What the World Economic Forum and Germany did by recruiting Chrystia Freeland in January and April of 2019 respectively is defined by CSIS as foreign interference. The following excerpt was copied and pasted, word for word, from the Government of Canada website.

Foreign interference involves foreign states, or persons/entities operating on their behalf, attempting to covertly influence decisions, events or outcomes to better suit their strategic interests. In many cases, clandestine influence operations are meant to deceptively influence Government of Canada policies, officials or democratic processes in support of foreign political agendas.

This activity can include cultivating influential people to sway decision-making, spreading disinformation on social media, and seeking to covertly influence the outcome of elections. These threats can target all levels of government (federal, provincial, municipal) across Canada.

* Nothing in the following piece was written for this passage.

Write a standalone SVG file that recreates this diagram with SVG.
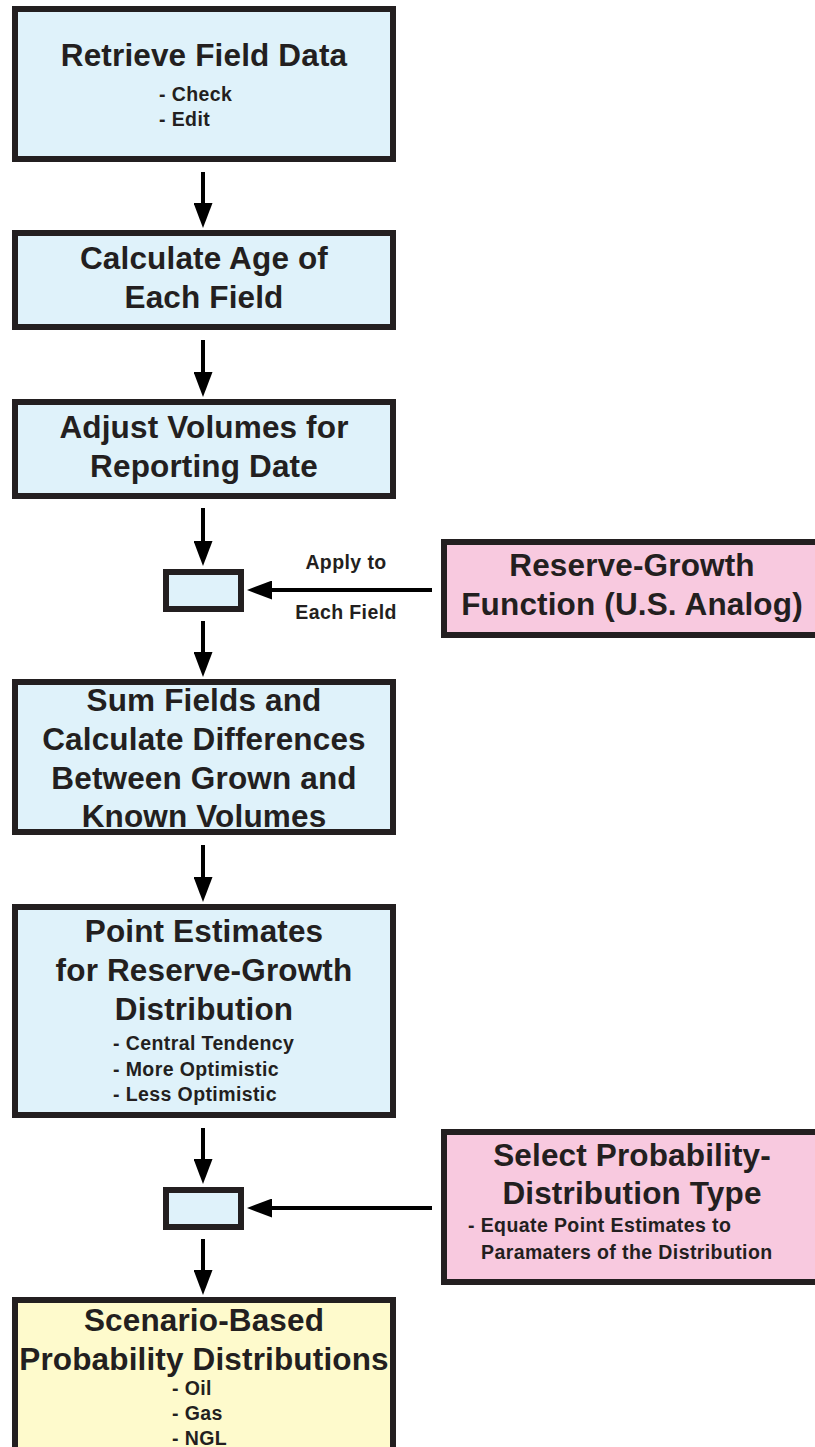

The World Economic Forum is and has always been operating on Germany’s behalf. That is the World Economic Forum’s primary mission.

On being elected, Members of the House of Commons become trustees of public confidence. Members must be seen to be impartial and to derive no personal benefit or gain from their decisions. Various attempts have been made over the past 25 years to define what constitutes a conflict of interest and to devise rules regarding Members improperly using their influence, using insider information, and furthering their private interests.” …

Conflict of Interest and Post-Employment Code for Public Office Holders … applies to Cabinet Ministers, Secretaries of State, Parliamentary Secretaries and other senior public office holders (full-time Governor in Council appointees). It requires that, on appointment to one of these offices, the office holders are to arrange their private affairs so as to prevent real, potential or apparent conflicts from arising. They are not to solicit or accept money or gifts; not to assist individuals in their dealings with government in such a way as to compromise their own professional status; not to take advantage of information obtained because of their positions as insiders;”

House of Commons

Given that service in Parliament is a public trust, the House of Commons recognizes and declares that members are expected

(a) to serve the public interest and represent constituents to the best of their abilities;

(b) to fulfill their public duties with honesty and uphold the highest standards so as to avoid real or apparent conflicts of interests, and maintain and enhance public confidence and trust in the integrity of each member and in the House of Commons;

(c) to perform their official duties and functions and arrange their private affairs in a manner that bears the closest public scrutiny, an obligation that may not be fully discharged by simply acting within the law;

(d) to arrange their private affairs so that foreseeable real or apparent conflicts of interest may be prevented from arising, but if such a conflict does arise, to resolve it in a way that protects the public interest; and

(e) not to accept any gift or benefit connected with their position that might reasonably be seen to compromise their personal judgment or integrity except in accordance with the provisions of this code.